The simple if-conditional is not the only conditional in English. The phrase only if is used to mark a compound which limits the possibilities for the truth of its main clause. It does this by asserting a denial of the main clause that is conditional on the failure of the subordinate clause, so it can be thought of as a hedged denial. As this suggests, the only-if-conditional can be paraphrased using the if-conditional and negation, with ψ only if φ expressed symbolically as ¬ ψ ← ¬ φ.
Like the if-conditional the only-if-conditional has implicatures. It suggests that the truth of its subordinate clause is a necessary condition for the truth of its main clause (while the if-conditional suggests that the truth of the subordinate clause is a sufficient condition). There is a secondary implicature of each conditional in which it suggests the truth of the other conditional, and this can make each seem to say that same thing as a conjunction of the two, a compound known as a biconditional. However, these secondary implicatures are easily canceled. The biconditional ψ if and only if φ can be expressed symbolically as (ψ ← φ) ∧ (¬ ψ ← ¬ φ), or (φ → ψ) ∧ (¬ φ → ¬ ψ) when arrows are reversed.

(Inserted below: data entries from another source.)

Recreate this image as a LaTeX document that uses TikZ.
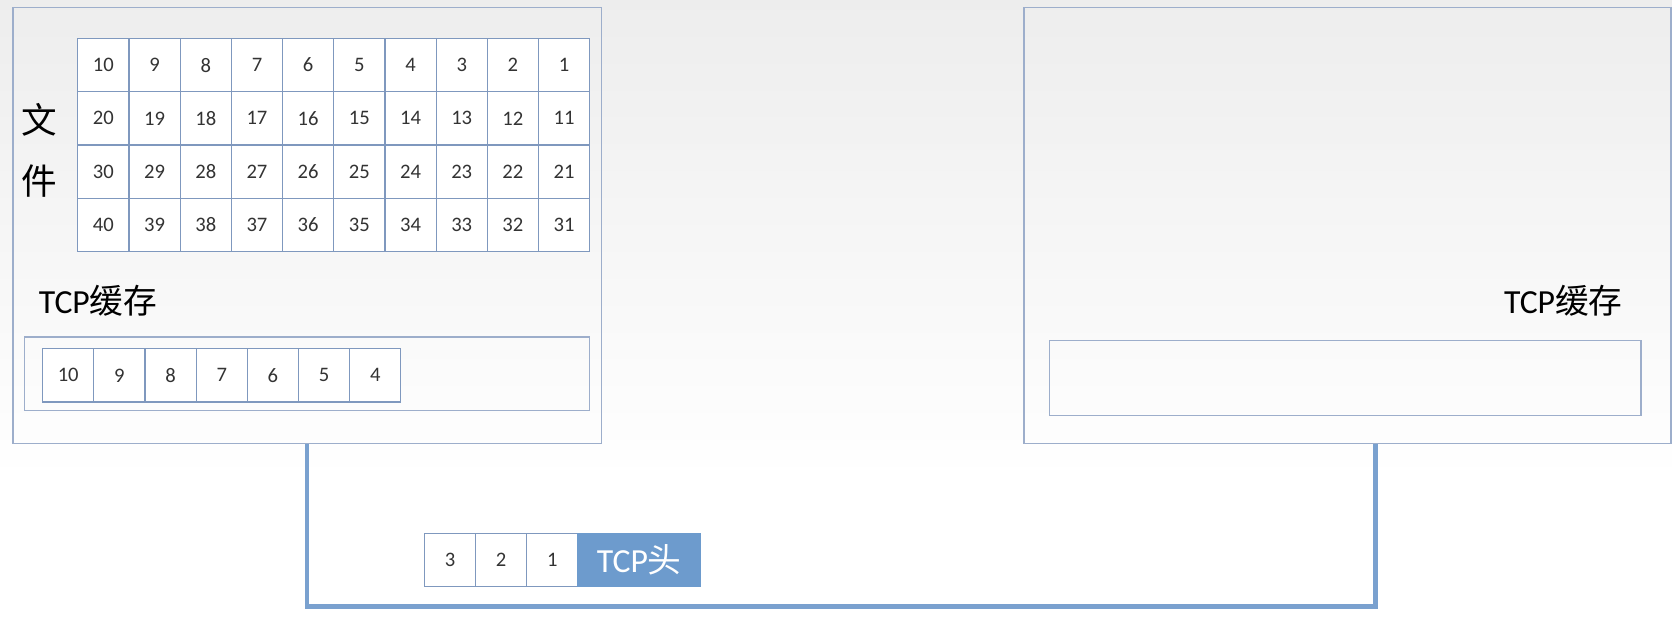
\documentclass[tikz,border=0pt]{standalone}
\usepackage{fontspec}
\setmainfont{Carlito}
\newfontfamily\cjk{Noto Sans CJK SC}
\usetikzlibrary{positioning}
\definecolor{cellline}{HTML}{7F98BE}
\definecolor{boxline}{HTML}{9DAECB}
\definecolor{wirecol}{HTML}{7AA1CF}
\definecolor{hdrfill}{HTML}{6D9BCD}
\tikzset{
  cell/.style={draw=cellline, fill=white, line width=0.6pt, minimum width=0.96cm,
    minimum height=1cm, inner sep=0pt, outer sep=0pt, text=black!80,
    font=\fontsize{11}{11}\selectfont},
  host/.style={draw=boxline, line width=0.8pt, inner sep=0pt},
  label/.style={inner sep=0pt, font=\fontsize{18}{18}\selectfont},
  wire/.style={draw=wirecol, line width=2.4pt}
}

\begin{document}
\begin{tikzpicture}[x=0.02cm, y=-0.02cm]
    \useasboundingbox (0,0) rectangle (1568,578);
    \shade[top color=black!7, bottom color=white] (0,0) rectangle (1568,450);

		% sender
		\node (hostA) [host, minimum width=11.04cm, minimum height=8.18cm] at (288,211.5) {};
		\foreach \r in {0,...,3}
		  \foreach \c in {0,...,9} {
		    \pgfmathtruncatemacro\n{10*\r+10-\c}
		    \node (f\n) [cell] at (97+48*\c, 61+50*\r) {\n};
		  }
		\node (file) [inner sep=0pt, align=center, font=\cjk\fontsize{19}{33}\selectfont] at (37,141) {文\\件};
		\node (labA) [label, anchor=west] at (36,282) {TCP{\cjk 缓存}};
		\node (bufA) [host, line width=0.6pt, minimum width=10.6cm, minimum height=1.38cm] at (288,350.5) {};
		\node (a0) [cell] at (64,352) {10};
		\node[right=0pt of a0] (a1) [cell] {9};
		\node[right=0pt of a1] (a2) [cell] {8};
		\node[right=0pt of a2] (a3) [cell] {7};
		\node[right=0pt of a3] (a4) [cell] {6};
		\node[right=0pt of a4] (a5) [cell] {5};
		\node[right=0pt of a5] (a6) [cell] {4};

		% receiver
		\node (hostB) [host, minimum width=12.14cm, minimum height=8.18cm] at (1263.5,211.5) {};
		\node (labB) [label, anchor=east] at (1522,282) {TCP{\cjk 缓存}};
		\node (bufB) [host, line width=0.6pt, minimum width=11.1cm, minimum height=1.42cm] at (1261.5,354.5) {};

		% link
		\coordinate (portB) at (1290,416);
		\draw [wire] (hostA.south) -- ++(0,152) -| (portB);

		% segment
		\node (p3) [cell] at (422,525) {3};
		\node[right=0pt of p3] (p2) [cell] {2};
		\node[right=0pt of p2] (p1) [cell] {1};
		\node[right=0pt of p1] (hdr) [cell, fill=hdrfill, draw=hdrfill, minimum width=2.3cm,
		  text=white, font=\fontsize{18}{18}\selectfont] {TCP{\cjk 头}};
	\end{tikzpicture}
\end{document}
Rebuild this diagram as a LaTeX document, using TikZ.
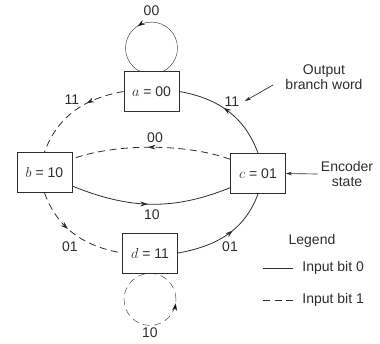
\documentclass[tikz,border=0pt]{standalone}
\usepackage{fontspec}
\setmainfont{Liberation Sans}
\usetikzlibrary{arrows.meta,decorations.markings,backgrounds}
\definecolor{ink}{HTML}{2E2E2E}
\begin{document}
\begin{tikzpicture}[x=1pt, y=1pt, font=\fontsize{14}{15}\selectfont, color=ink, line width=0.8pt,
  state/.style={draw=ink, fill=white, minimum width=55pt, minimum height=40pt, inner sep=0pt},
  bitzero/.style={draw=ink},
  bitone/.style={draw=ink, dash pattern=on 7pt off 4.5pt},
  tipat/.style={postaction={decorate}, decoration={markings, mark=at position #1 with {\arrow{Stealth[length=7.5pt,width=5pt]}}}},
  lbl/.style={inner sep=0pt},
  pointer/.style={draw=ink, line width=0.65pt, -{Stealth[length=6pt,width=3.5pt]}}
]
\useasboundingbox (0,0) rectangle (380,343);

% encoder states
\node[state] (a) at (151.5,251.5) {$a$ = 00};
\node[state] (b) at (44.5,170.5) {$b$ = 10};
\node[state] (c) at (258,169.5) {$c$ = 01};
\node[state] (d) at (150,90) {$d$ = 11};

% white page and the two self-loops behind the state boxes
\begin{scope}[on background layer]
  \fill[white] (0,0) rectangle (380,343);
  \draw[bitzero, tipat=0.34] ([yshift=23pt]a.north) circle[radius=26pt];
  \draw[bitone, tipat=0.976] ([yshift=-26pt]d.south) circle[radius=26pt];
\end{scope}

% transitions
\draw[bitone, tipat=0.37] (a.west) to[out=190, in=70] (b.north);
\draw[bitzero, tipat=0.55] (c.north) to[out=110, in=-10] (a.east);
\draw[bitone, tipat=0.42] (b.south) to[out=-70, in=170] (d.west);
\draw[bitzero, tipat=0.57] (d.east) to[out=10, in=-110] (c.south);
\draw[bitzero, tipat=0.48] (b.-26) to[out=-22, in=202] (c.207);
\draw[bitone, tipat=0.52] (c.153) to[out=160, in=20, looseness=0.75] (b.26);

% branch words
\node[lbl] (waa) at (151.5,332) {00};
\node[lbl] (wdd) at (150,10) {10};
\node[lbl] (wab) at (72,243) {11};
\node[lbl] (wca) at (232,241) {11};
\node[lbl] (wcb) at (155,205) {00};
\node[lbl] (wbc) at (152,128) {10};
\node[lbl] (wbd) at (70,96) {01};
\node[lbl] (wdc) at (230,96) {01};

% annotations
\node[lbl, align=center] (ob) at (324,266) {Output\\branch word};
\coordinate (obtail) at (273,258);
\coordinate (obtip) at (245,242);
\draw[pointer] (obtail) -- (obtip);

\node[lbl, align=center] (es) at (347,169) {Encoder\\state};
\draw[pointer] ([xshift=-3pt]es.west) -- (c.east);

% legend
\node[lbl] (leg) at (312,102) {Legend};
\coordinate (s0) at (263,75);
\coordinate (e0) at (293,75);
\draw[bitzero] (s0) -- (e0);
\node[lbl, anchor=west] (t0) at (302,75) {Input bit 0};
\coordinate (s1) at (263,43);
\coordinate (e1) at (293,43);
\draw[bitone] (s1) -- (e1);
\node[lbl, anchor=west] (t1) at (302,43) {Input bit 1};
\end{tikzpicture}
\end{document}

A third sort of conditional is marked by the English word unless. It hedges the main clause by asserting a limitation on the possibility of its failure, saying this can happen only when the subordinate clause is true. The effect is to assert the main clause conditional on the denial of the subordinate clause, and the unless-conditional can be stated using the if-conditional and negation, with ψ unless φ expressed as ψ ← ¬ φ. Like the other two conditionals, the unless-conditional carries implicatures, both core implicatures and easily canceled secondary ones.
The symbolic analyses of the conditionals can be captured by the rough formulas: only if = not unless (i.e., ψ only if φ = not ψ unless φ) and unless = if not. In these terms, only if = not if not.